Gisele Truzzi, advogada especialista em direito digital e segurança da informação, compartilha da mesma visão. “Como toda tecnologia e ferramenta, não acredito que seja possível demonizar ou santificar a IA, já que quem vai definir a sua função é o próprio usuário”, afirma ao NeoFeed. “A tecnologia é incrível e veio para nos ajudar, mas é preciso ter parâmetros e não usá-la de olhos fechados.”

Não se tem ao certo quem cunhou o termo "vegano de IA". O que se sabe é que ele começou a pipocar em seminários de tecnologia no fim do ano passado. Ou seja, o conceito é recentíssimo.

E aqui?

Por enquanto, o Brasil segue entre os maiores usuários da inteligência artificial no mundo. Segundo um levantamento da OpenAI, dona do ChatGPT, o País é o terceiro maior consumidor da plataforma.
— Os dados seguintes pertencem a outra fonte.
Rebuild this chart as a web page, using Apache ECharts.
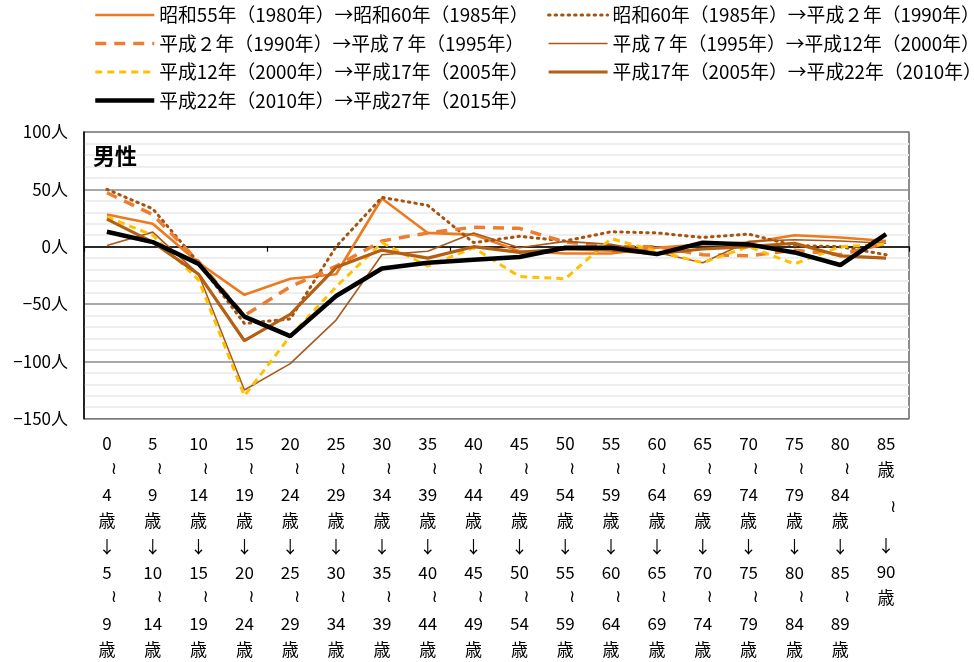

Por aqui, são enviadas cerca de 140 milhões de mensagens diárias para o chatbot, ficando atrás apenas dos Estados Unidos e Índia.

O estudo da KPMG mostra dados semelhantes, que destacam a diferença entre os hemisférios Sul e Norte quando o assunto é adoção da IA.

“Há diferenças notáveis entre países com economias avançadas e emergentes: pessoas em economias emergentes relatam maior confiança, aceitação e adoção da IA, níveis mais altos de letramento e mais benefícios concretos obtidos com a IA”, lê-se na pesquisa da consultoria. “Isso pode ser explicado, em parte, pelo papel cada vez mais importante que as tecnologias emergentes e transformadoras desempenham no desenvolvimento econômico desses países”.

Para Ricardo Santana, sócio-líder de análise de dados, automação e inteligência artificial da KPMG no Brasil, isso também se torna um problema, a partir do momento que as pessoas perdem o senso crítico sobre o que pode ou não ser compartilhado com as plataformas de IA.

“O brasileiro tem enxergado a IA como meio de produtividade e eficiência, não o contrário, o que evita a criação de comunidades anti-tecnologia. Além disso, nós não vivemos grandes demissões ocasionadas pela IA, o que facilita essa visão positiva”, explica Santana, ao NeoFeed.

Porém, essa situação pode mudar na próxima década: “Quando vier a IA física, com robôs e máquinas automatizadas, talvez a gente sinta mais esse impacto e exista um movimento anti-IA”.